Exercise input
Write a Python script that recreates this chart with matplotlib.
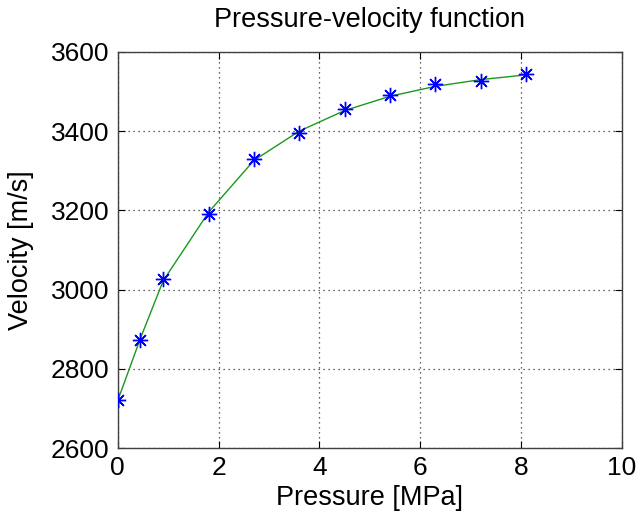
import numpy as np
import matplotlib.pyplot as plt

plt.rcParams['font.family'] = ['Liberation Sans', 'DejaVu Sans']

# measured points
pressure = [0, 0.45, 0.9, 1.8, 2.7, 3.6, 4.5, 5.4, 6.3, 7.2, 8.1]
velocity = [2722, 2873, 3027, 3192, 3330, 3396, 3455, 3491, 3518, 3527, 3545]
# fitted curve
velocityFit = [2720, 2877, 3022, 3195, 3326, 3400, 3452, 3488, 3513, 3530, 3542]

xTicks = [0, 2, 4, 6, 8, 10]
yTicks = [2600, 2800, 3000, 3200, 3400, 3600]

fig = plt.figure(figsize=(6.4, 5.24), dpi=100)
ax = fig.add_axes([0.184, 0.145, 0.788, 0.756])

ax.plot(pressure, velocityFit, color=(0.1, 0.6, 0.1), linewidth=1.0, zorder=2)
ax.plot(pressure, velocity, linestyle='none', marker=(8, 2, 0), markersize=11,
        markeredgewidth=1.0, color='blue', zorder=3)

ax.set_xlim(0, 10)
ax.set_ylim(2600, 3600)
ax.set_xticks(xTicks)
ax.set_yticks(yTicks)
ax.tick_params(direction='in', top=True, right=True, labelsize=19, length=5, pad=6)
ax.grid(True, linestyle=(0, (1, 3)), color='#333333', linewidth=0.9)
for s in ax.spines.values():
    s.set_color('#404040')
    s.set_linewidth(1.0)

ax.set_title("Pressure-velocity function", fontsize=19.5, pad=18)
ax.set_xlabel("Pressure [MPa]", fontsize=19.5, labelpad=3)
ax.set_ylabel("Velocity [m/s]", fontsize=19.5, labelpad=12)

fig.savefig("out.png", dpi=100)
print("finished")
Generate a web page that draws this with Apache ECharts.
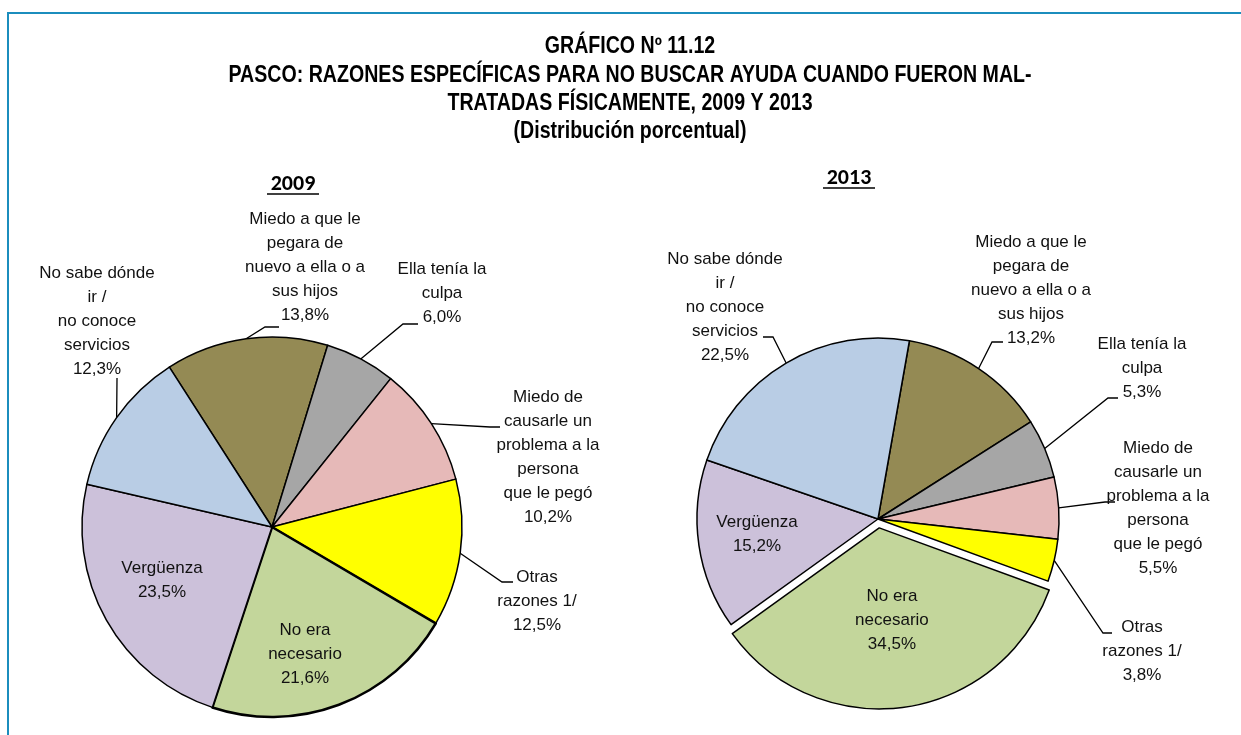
<!DOCTYPE html>
<html lang="es">
<head>
    <meta charset="UTF-8">
    <title>Gráfico 11.12</title>
    <style>
        html, body { margin: 0; padding: 0; background: #fff; }
        #container { width: 1241px; height: 735px; }
    </style>
</head>
<body>
    <div id="container"></div>
    <script src="https://cdn.jsdelivr.net/npm/echarts@6/dist/echarts.min.js"></script>
    <script>
        var titleLines = [
            'GRÁFICO Nº 11.12',
            'PASCO: RAZONES ESPECÍFICAS PARA NO BUSCAR AYUDA CUANDO FUERON MAL-',
            'TRATADAS FÍSICAMENTE, 2009 Y 2013',
            '(Distribución porcentual)'
        ];
        var years = ['2009', '2013'];

        // categories, same order in both years (clockwise from the olive slice)
        var categories = [
            'Miedo a que le\npegara de\nnuevo a ella o a\nsus hijos',
            'Ella tenía la\nculpa',
            'Miedo de\ncausarle un\nproblema a la\npersona\nque le pegó',
            'Otras\nrazones 1/',
            'No era\nnecesario',
            'Vergüenza',
            'No sabe dónde\nir /\nno conoce\nservicios'
        ];
        var values2009 = [13.8, 6.0, 10.2, 12.5, 21.6, 23.5, 12.3];
        var values2013 = [13.2, 5.3, 5.5, 3.8, 34.5, 15.2, 22.5];
        var colors = ['#948a54', '#a6a6a6', '#e6b9b8', '#ffff00', '#c3d69b', '#ccc1da', '#b9cde5'];
        var insideLabels = [4, 5];

        // label placement (centre of text block) and leader elbow/end points
        var labelPos2009 = [
            { x: 305, y: 267, line: [[265, 327], [279, 327]] },
            { x: 442, y: 293, line: [[403, 324], [418, 324]] },
            { x: 548, y: 457, line: [[490, 427], [500, 427]] },
            { x: 537, y: 601, line: [[502, 582], [513, 582]] },
            { x: 305, y: 654 },
            { x: 162, y: 580 },
            { x: 97, y: 321, line: [[117, 379], [117, 378]] }
        ];
        var labelPos2013 = [
            { x: 1031, y: 290, line: [[992, 342], [1003, 342]] },
            { x: 1142, y: 368, line: [[1108, 398], [1118, 398]] },
            { x: 1158, y: 508, line: [[1105, 502], [1115, 502]] },
            { x: 1142, y: 651, line: [[1103, 633], [1112, 633]] },
            { x: 912, y: 642 },
            { x: 757, y: 534 },
            { x: 725, y: 307, line: [[773, 337], [763, 337]] }
        ];

        var labelFont = "'Liberation Sans', Arial, sans-serif";

        function fmt(v) {
            return v.toFixed(1).replace('.', ',') + '%';
        }

        function buildData(values, exploded, thick) {
            return values.map(function (v, i) {
                var inside = insideLabels.indexOf(i) >= 0;
                var item = {
                    name: categories[i],
                    value: v,
                    itemStyle: { color: colors[i] },
                    label: { position: inside ? 'inside' : 'outside' },
                    labelLine: { show: !inside }
                };
                if (i === exploded) item.selected = true;
                if (i === thick) item.itemStyle.borderWidth = 2.6;
                return item;
            });
        }

        function makeLayout(pos) {
            return function (params) {
                var p = pos[params.dataIndex];
                var out = { x: p.x, y: p.y, align: 'center', verticalAlign: 'middle' };
                if (p.line && params.labelLinePoints) {
                    out.labelLinePoints = [params.labelLinePoints[0], p.line[0], p.line[1]];
                }
                return out;
            };
        }

        function pieSeries(values, center, radius, startAngle, pos, exploded, thick) {
            return {
                type: 'pie',
                center: center,
                radius: radius,
                startAngle: startAngle,
                clockwise: true,
                avoidLabelOverlap: false,
                selectedMode: exploded != null ? 'single' : false,
                selectedOffset: 9,
                animation: false,
                emphasis: { disabled: true },
                itemStyle: { borderColor: '#000', borderWidth: 1.5 },
                select: { itemStyle: { borderColor: '#000', borderWidth: 1.5 } },
                label: {
                    formatter: function (p) { return p.name + '\n' + fmt(p.value); },
                    fontFamily: labelFont,
                    fontSize: 17,
                    lineHeight: 24,
                    color: '#111',
                    align: 'center'
                },
                labelLine: {
                    show: true,
                    length: 20,
                    length2: 10,
                    lineStyle: { color: '#000', width: 1.3 }
                },
                labelLayout: makeLayout(pos),
                data: buildData(values, exploded, thick)
            };
        }

        // title drawn as narrow bold text (Arial Narrow look)
        var graphics = [
            { type: 'rect', shape: { x: 8, y: 13, width: 1400, height: 900 },
              style: { fill: 'none', stroke: '#1b8dbd', lineWidth: 2 }, silent: true }
        ];
        titleLines.forEach(function (t, i) {
            graphics.push({
                type: 'text', x: 630, y: 47 + i * 28.3, scaleX: 0.852,
                style: { text: t, x: 0, y: 0, textAlign: 'center', textVerticalAlign: 'middle',
                         font: "bold 23px 'Liberation Sans', Arial, sans-serif", fill: '#000' }
            });
        });
        var yearPos = [{ x: 293, y: 184, u: 194 }, { x: 849, y: 178, u: 188 }];
        years.forEach(function (t, i) {
            var p = yearPos[i];
            graphics.push({ type: 'text', style: { text: t, x: p.x, y: p.y, textAlign: 'center', textVerticalAlign: 'middle',
                            font: "bold 22px Carlito, Lato, sans-serif", fill: '#000' } });
            graphics.push({ type: 'line', shape: { x1: p.x - 26, y1: p.u, x2: p.x + 26, y2: p.u },
                            style: { stroke: '#000', lineWidth: 1.5 } });
        });

        var chart = echarts.init(document.getElementById('container'));
        chart.setOption({
            backgroundColor: '#fff',
            animation: false,
            graphic: graphics,
            series: [
                pieSeries(values2009, [272, 527], 190, 122.7, labelPos2009, null, 4),
                pieSeries(values2013, [878, 519], 181, 80, labelPos2013, 4, null)
            ]
        });
    </script>
</body>
</html>
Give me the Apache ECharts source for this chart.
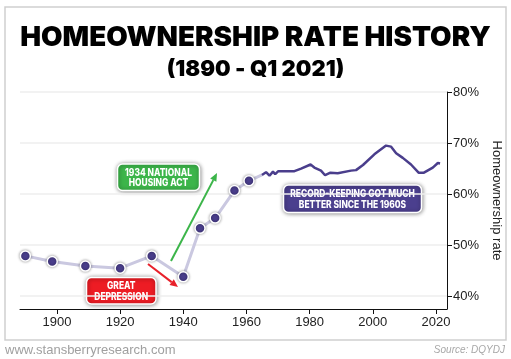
<!DOCTYPE html>
<html><head><meta charset="utf-8">
<script src="https://cdn.jsdelivr.net/npm/echarts@6/dist/echarts.min.js"></script>
<style>html,body{margin:0;padding:0;background:#fff}#c{width:511px;height:359px}</style>
</head><body><div id="c"></div>
<script>
// Census-era points (year, %)
const earlyYears = [1890, 1898.5, 1909, 1920, 1930, 1940, 1945.3, 1950.1, 1956.2, 1960.8];
const earlyRates = [47.9, 46.8, 45.9, 45.5, 47.9, 43.8, 53.3, 55.3, 60.7, 62.6];
// Modern series (year, %)
const modernYears = [1964.9, 1966.2, 1967.3, 1968.4, 1969.1, 1970.1, 1971.3, 1975.2, 1977.3, 1980.3, 1981.5, 1983.6, 1984.9, 1986.6, 1988.9, 1993.1, 1994.7, 1996.9, 2000.5, 2004.2, 2005.8, 2007.4, 2009.5, 2012.1, 2014.5, 2016.2, 2019.0, 2020.6, 2021.3];
const modernRates = [63.75, 64.3, 63.6, 64.4, 63.9, 64.5, 64.5, 64.5, 65.0, 65.8, 65.2, 64.6, 63.7, 64.2, 64.1, 64.6, 64.7, 65.7, 67.8, 69.5, 69.3, 68.0, 67.1, 65.8, 64.2, 64.2, 65.2, 66.1, 66.0];
const xTicks = [1900, 1920, 1940, 1960, 1980, 2000, 2020];
const yTicks = [40, 50, 60, 70, 80];

const earlyData = earlyYears.map((y, i) => [y, earlyRates[i]]);
earlyData.push({ value: [modernYears[0], modernRates[0]], symbol: 'none' });
const modernData = modernYears.map((y, i) => [y, modernRates[i]]);

function arrow(x1, y1, x2, y2, color) {
  const dx = x2 - x1, dy = y2 - y1, L = Math.hypot(dx, dy), ux = dx / L, uy = dy / L;
  const hl = 8, hw = 3.5;
  const bx = x2 - ux * hl, by = y2 - uy * hl;
  return [
    { type: 'line', shape: { x1, y1, x2: bx, y2: by }, style: { stroke: color, lineWidth: 2 }, z: 50 },
    { type: 'polygon', shape: { points: [[x2, y2], [bx - uy * hw, by + ux * hw], [bx + uy * hw, by - ux * hw]] }, style: { fill: color }, z: 50 }
  ];
}
function box(x, y, w, h, fill, lines) {
  return {
    type: 'group', z: 60, children: [
      { type: 'rect', shape: { x, y, width: w, height: h, r: 5 }, style: { fill, stroke: '#fff', lineWidth: 1.5, shadowBlur: 4, shadowColor: 'rgba(0,0,0,0.45)', shadowOffsetX: 0.5, shadowOffsetY: 0.5 } },
      { type: 'text', x: x + w / 2, y: y + h / 2 + 0.5, scaleX: 0.84, style: { x: 0, y: 0, text: lines.join('\n'), fill: '#fff', font: '800 10px Inter,"DejaVu Sans",sans-serif', align: 'center', verticalAlign: 'middle', lineHeight: 10.5 } }
    ]
  };
}

const chart = echarts.init(document.getElementById('c'), null, { renderer: 'canvas' });
const graphics = [
  { type: 'rect', shape: { x: 5, y: 7, width: 501, height: 333 }, style: { fill: '#fff', stroke: '#cfcfcf', lineWidth: 1.5 }, z: -10 },
  { type: 'text', style: { x: 255.5, y: 38, text: 'HOMEOWNERSHIP RATE HISTORY', fill: '#000', font: '900 27.8px Inter,"DejaVu Sans",sans-serif', align: 'center', verticalAlign: 'middle' }, z: 10 },
  { type: 'text', style: { x: 255.5, y: 69, text: '(1890 - Q1 2021)', fill: '#000', font: '900 22px Inter,"DejaVu Sans",sans-serif', align: 'center', verticalAlign: 'middle' }, z: 10 },
  { type: 'text', style: { x: 5, y: 350, text: 'www.stansberryresearch.com', fill: '#a0a0a0', font: '13px "Liberation Sans",sans-serif', align: 'left', verticalAlign: 'middle' }, z: 10 },
  { type: 'text', style: { x: 505, y: 350, text: 'Source: DQYDJ', fill: '#a8a8a8', font: 'italic 10px "Liberation Sans",sans-serif', align: 'right', verticalAlign: 'middle' }, z: 10 },
  ...arrow(171, 261, 217, 173, '#3cb54a'),
  ...arrow(148, 264, 178, 287, '#e8202a'),
  box(117.5, 164, 82, 26.5, '#3cb54a', ['1934 NATIONAL', 'HOUSING ACT']),
  box(86.5, 277.5, 69.5, 26.5, '#ed1c24', ['GREAT', 'DEPRESSION']),
  box(283.5, 185, 138, 27.5, '#4b3f8e', ['RECORD-KEEPING GOT MUCH', 'BETTER SINCE THE 1960S'])
];

chart.setOption({
  animation: false,
  backgroundColor: '#fff',
  grid: { left: 20, right: 64, top: 92, bottom: 50, containLabel: false },
  xAxis: {
    type: 'value', min: 1888.3, max: 2023.5,
    axisLine: { show: true, lineStyle: { color: '#111', width: 1 } },
    axisTick: { show: true, length: 5, lineStyle: { color: '#111' }, customValues: xTicks },
    axisLabel: { customValues: xTicks, formatter: v => String(v), color: '#222', fontSize: 13, fontFamily: 'Liberation Sans', margin: 7 },
    splitLine: { show: false }
  },
  yAxis: {
    type: 'value', position: 'right', min: 37.5, max: 80,
    name: 'Homeownership rate', nameLocation: 'middle', nameRotate: -90, nameGap: 38,
    nameTextStyle: { color: '#222', fontSize: 13, fontFamily: 'Liberation Sans' },
    axisLine: { show: true, lineStyle: { color: '#111', width: 1 } },
    axisTick: { show: true, length: 5, lineStyle: { color: '#111' }, customValues: yTicks },
    axisLabel: { customValues: yTicks, formatter: '{value}%', color: '#222', fontSize: 13, fontFamily: 'Liberation Sans', margin: 6 },
    splitLine: { show: true, lineStyle: { color: '#eeeeee', width: 1.5 } }
  },
  series: [
    {
      type: 'line', data: earlyData, z: 3,
      lineStyle: { color: '#cac8e0', width: 3 },
      symbol: 'circle', symbolSize: 10,
      itemStyle: { color: '#4a3e8c', borderColor: '#fff', borderWidth: 1.5, shadowBlur: 3, shadowColor: 'rgba(0,0,0,0.4)' }
    },
    {
      type: 'line', data: modernData, z: 4, symbol: 'none',
      lineStyle: { color: '#4a3e8c', width: 2.5 }
    }
  ],
  graphic: graphics
});
</script></body></html>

Task requirements
Of the lines in the data, how many hold the string "script"? State the number, nothing else.

Final answer
7